ALMOST two months ago, Abubakar Mohammed fled from Boko Haram as it overran his home town in north-eastern Nigeria. Since then he has been among the wandering ranks of 1m-plus displaced people. But a glimmer of hope now shines on the horizon. Monguno, the fishing village on the edge of Lake Chad that he calls home, was liberated by Nigeria’s army last month. Mr Mohammed is now planning to return.
Monguno is one of about 30 villages reportedly reclaimed from Boko Haram since February 7th. That was the day Nigeria announced a delay of the presidential election until the end of March to give the army time to quell the insurgency, which would have prevented a vote in large parts of three north-eastern states. After years of rampaging almost without opposition, Boko Haram now faces a fight. This change is well timed for the government, since it faced the prospect of electoral defeat before the poll was postponed, not least because of its failure to provide better security.

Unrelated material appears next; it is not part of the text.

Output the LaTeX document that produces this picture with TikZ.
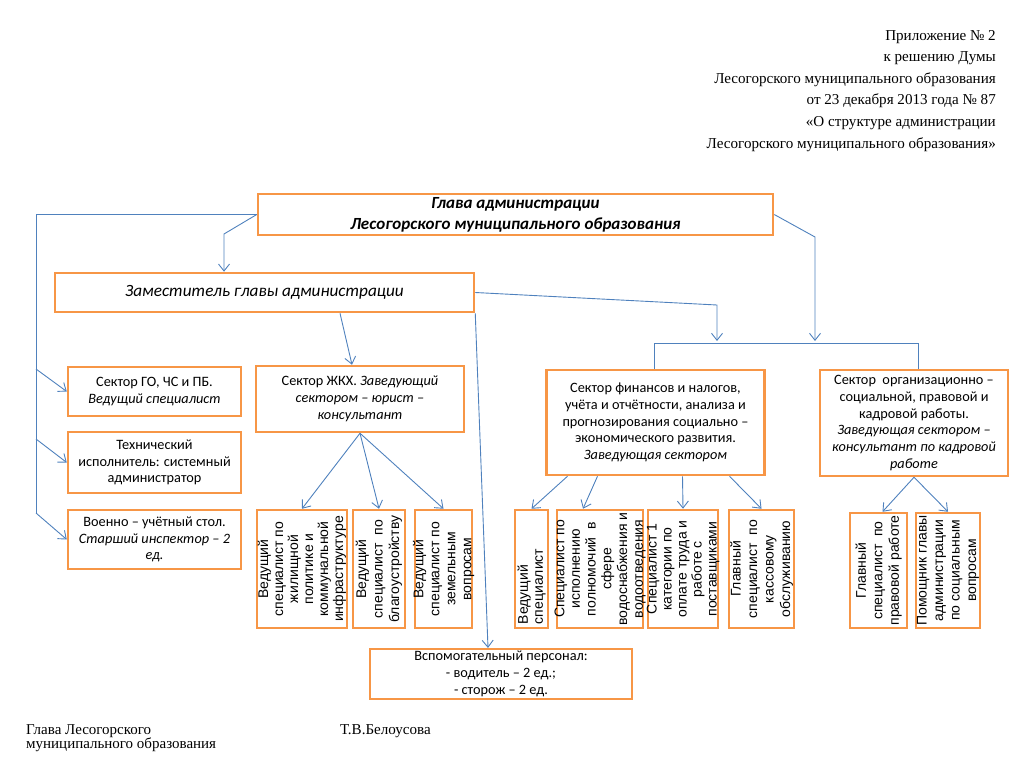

New tactics are helping. Demoralised battalions have been replaced and new generals have taken command on the front line, says Mike Omeri, an army spokesman. British-trained units have been praised for advances in Adamawa, one of the three most afflicted states.
The army also cites better co-operation with neighbouring countries, which are gathering an 8,700-strong force to fight the rebels. Troops stationed along the borders with Cameroon and Niger are trying to block escape routes. Chadian forces, which entered Nigeria in January, have reclaimed territory. (They helped defeat fighters linked to al-Qaeda in Mali in 2013, and reckon they could end this insurgency on their own.)
But regional relations are still tense. Chad does not take part in joint operations with Nigeria, whose government wants to claim victories for itself. And far from being defeated, BokoHaram has responded with a string of suicide-bombings and attacks on countries that have joined the fray. One of its recent videos shows two victims being beheaded.